(Entries with chart source code)
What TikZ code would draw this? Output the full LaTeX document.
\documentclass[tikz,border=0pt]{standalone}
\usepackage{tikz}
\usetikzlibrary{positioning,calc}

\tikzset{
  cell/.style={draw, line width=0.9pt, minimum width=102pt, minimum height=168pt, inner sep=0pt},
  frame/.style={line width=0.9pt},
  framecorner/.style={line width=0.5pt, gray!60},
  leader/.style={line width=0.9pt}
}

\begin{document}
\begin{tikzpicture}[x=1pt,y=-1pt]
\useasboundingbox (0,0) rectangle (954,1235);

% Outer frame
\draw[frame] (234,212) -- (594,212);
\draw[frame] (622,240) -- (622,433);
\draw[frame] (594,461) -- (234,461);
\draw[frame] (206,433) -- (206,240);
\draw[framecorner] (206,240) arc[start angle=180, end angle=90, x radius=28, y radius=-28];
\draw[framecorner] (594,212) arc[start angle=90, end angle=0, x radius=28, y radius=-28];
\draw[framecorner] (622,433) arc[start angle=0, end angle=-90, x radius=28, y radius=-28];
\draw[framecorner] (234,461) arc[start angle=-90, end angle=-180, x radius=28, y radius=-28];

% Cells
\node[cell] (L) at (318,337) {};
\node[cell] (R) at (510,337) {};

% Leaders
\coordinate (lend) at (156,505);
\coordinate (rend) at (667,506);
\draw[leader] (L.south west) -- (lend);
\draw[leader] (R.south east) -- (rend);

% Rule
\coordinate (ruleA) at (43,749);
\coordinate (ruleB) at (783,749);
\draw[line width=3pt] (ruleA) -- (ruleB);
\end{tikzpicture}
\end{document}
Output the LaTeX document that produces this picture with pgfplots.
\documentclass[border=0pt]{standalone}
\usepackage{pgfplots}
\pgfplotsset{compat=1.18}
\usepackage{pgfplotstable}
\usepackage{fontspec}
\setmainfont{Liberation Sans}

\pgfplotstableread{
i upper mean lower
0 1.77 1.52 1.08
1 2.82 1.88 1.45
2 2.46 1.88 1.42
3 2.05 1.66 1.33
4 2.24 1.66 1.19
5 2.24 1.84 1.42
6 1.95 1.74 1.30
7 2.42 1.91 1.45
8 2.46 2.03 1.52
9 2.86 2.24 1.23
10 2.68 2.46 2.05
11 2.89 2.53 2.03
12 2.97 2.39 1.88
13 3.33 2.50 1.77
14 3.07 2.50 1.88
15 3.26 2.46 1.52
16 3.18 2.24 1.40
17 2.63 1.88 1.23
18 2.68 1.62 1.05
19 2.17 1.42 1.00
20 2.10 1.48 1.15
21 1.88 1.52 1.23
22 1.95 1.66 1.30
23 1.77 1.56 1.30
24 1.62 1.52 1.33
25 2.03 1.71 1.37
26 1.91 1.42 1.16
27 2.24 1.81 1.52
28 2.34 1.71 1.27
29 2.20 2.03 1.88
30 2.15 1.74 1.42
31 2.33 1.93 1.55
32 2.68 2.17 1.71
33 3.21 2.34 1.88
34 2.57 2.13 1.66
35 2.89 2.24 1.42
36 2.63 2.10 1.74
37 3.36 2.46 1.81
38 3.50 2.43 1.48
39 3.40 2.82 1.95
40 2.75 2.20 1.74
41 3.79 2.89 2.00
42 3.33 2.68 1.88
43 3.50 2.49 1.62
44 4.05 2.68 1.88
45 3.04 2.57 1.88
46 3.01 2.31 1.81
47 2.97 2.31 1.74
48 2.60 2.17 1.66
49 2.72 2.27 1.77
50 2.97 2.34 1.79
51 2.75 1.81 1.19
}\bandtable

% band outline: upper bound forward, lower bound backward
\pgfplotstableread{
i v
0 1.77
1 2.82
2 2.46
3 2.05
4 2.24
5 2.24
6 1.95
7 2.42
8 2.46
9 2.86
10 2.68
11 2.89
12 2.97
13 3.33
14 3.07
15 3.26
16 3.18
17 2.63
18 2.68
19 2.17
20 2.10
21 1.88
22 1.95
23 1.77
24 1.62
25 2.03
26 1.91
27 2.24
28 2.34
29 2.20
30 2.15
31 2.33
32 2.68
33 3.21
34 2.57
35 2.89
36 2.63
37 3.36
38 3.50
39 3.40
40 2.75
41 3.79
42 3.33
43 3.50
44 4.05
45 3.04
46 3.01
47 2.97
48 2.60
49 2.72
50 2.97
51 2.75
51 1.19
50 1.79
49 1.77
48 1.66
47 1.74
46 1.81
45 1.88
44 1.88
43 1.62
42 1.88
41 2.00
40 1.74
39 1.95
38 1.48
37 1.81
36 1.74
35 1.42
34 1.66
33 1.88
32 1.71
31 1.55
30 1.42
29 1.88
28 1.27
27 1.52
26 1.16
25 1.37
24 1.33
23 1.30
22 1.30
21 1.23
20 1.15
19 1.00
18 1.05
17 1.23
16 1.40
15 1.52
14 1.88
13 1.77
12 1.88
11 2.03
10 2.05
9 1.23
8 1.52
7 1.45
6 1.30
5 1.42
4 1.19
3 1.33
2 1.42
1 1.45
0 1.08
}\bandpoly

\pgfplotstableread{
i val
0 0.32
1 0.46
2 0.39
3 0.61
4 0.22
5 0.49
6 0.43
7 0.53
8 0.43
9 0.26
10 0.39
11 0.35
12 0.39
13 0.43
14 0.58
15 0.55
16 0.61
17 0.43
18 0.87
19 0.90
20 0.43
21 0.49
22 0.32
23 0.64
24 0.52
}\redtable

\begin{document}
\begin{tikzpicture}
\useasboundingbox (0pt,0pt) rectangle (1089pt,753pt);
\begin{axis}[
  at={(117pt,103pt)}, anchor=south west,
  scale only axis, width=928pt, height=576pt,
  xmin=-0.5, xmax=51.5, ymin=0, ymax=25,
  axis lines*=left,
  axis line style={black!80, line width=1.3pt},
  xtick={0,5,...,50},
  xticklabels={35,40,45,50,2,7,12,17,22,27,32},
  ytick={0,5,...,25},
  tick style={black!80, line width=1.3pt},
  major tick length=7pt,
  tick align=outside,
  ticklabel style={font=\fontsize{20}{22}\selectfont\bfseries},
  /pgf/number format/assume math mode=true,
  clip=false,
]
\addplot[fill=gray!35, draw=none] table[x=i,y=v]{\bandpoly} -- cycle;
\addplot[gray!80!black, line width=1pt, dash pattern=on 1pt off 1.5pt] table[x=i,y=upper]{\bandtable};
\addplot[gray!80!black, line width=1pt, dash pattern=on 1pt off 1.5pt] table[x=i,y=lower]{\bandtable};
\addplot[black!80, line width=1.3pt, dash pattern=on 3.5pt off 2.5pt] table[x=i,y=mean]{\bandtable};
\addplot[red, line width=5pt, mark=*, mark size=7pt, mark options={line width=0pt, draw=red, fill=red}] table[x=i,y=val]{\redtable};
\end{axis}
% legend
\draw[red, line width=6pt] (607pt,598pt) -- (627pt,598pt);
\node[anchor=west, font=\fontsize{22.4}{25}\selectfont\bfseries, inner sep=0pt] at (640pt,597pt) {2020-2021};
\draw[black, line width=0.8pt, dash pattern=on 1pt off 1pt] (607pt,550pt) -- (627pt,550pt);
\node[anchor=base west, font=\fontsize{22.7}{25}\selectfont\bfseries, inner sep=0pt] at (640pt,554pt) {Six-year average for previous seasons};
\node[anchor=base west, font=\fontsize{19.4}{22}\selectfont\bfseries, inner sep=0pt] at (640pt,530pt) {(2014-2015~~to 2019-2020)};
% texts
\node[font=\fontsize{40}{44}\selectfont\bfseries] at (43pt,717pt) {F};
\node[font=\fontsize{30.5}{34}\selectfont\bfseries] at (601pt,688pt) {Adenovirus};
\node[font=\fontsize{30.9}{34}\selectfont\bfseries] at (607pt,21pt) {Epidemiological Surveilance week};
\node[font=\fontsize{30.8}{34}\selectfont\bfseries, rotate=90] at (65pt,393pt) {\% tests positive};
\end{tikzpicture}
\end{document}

> _Task brief_
Starting at the first line of the records above, please copy each line exactly until you reach the line containing "(0,0) rectangle (954,1235);". Include that line and stop there.

> _Answer to this task_
What TikZ code would draw this? Output the full LaTeX document.
\documentclass[tikz,border=0pt]{standalone}
\usepackage{tikz}
\usetikzlibrary{positioning,calc}

\tikzset{
  cell/.style={draw, line width=0.9pt, minimum width=102pt, minimum height=168pt, inner sep=0pt},
  frame/.style={line width=0.9pt},
  framecorner/.style={line width=0.5pt, gray!60},
  leader/.style={line width=0.9pt}
}

\begin{document}
\begin{tikzpicture}[x=1pt,y=-1pt]
\useasboundingbox (0,0) rectangle (954,1235);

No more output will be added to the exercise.